Step 4: Create a Container-based Lambda Function

After completing the previous steps, go to the AWS Console and create a new Lambda function. Here, we can use an S3 event trigger. Whenever a .csv file containing a query_text column is uploaded to the S3 bucket specified in app.py, it will automatically trigger the Lambda function. The inference results will be saved to the designated output path we defined in app.py.

Here, choose “Container image” on the Lambda function creation page.
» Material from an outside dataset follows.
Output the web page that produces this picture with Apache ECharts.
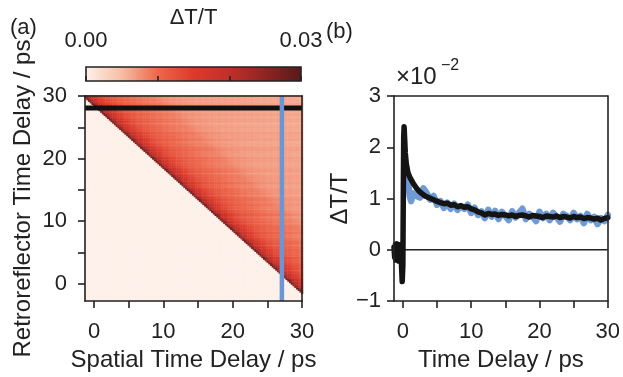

For the “Container image URI,” enter the image created in Step 3: “${account}.dkr.ecr.${region}.amazonaws.com/${algorithm_name}:v1”. You can find this URI in the ECR service through the AWS Console.

After creating the Lambda function, make sure to update the maximum execution time in the Configuration settings. If not adjusted, the function may time out. The maximum allowed execution time for Lambda is 15 minutes. In addition, we add an s3 bucket event trigger to the Lambda.

In this article, we demonstrated a simple approach to deploying a SetFit model using AWS Lambda, ECR, and S3. While this method is straightforward, it is limited by Lambda’s 15-minute execution time.

For workloads requiring longer inference times or greater scalability, alternative solutions such as SageMaker endpoints or ECS-based deployments may be more suitable. In future articles, we will explore these options to handle larger-scale model inference efficiently.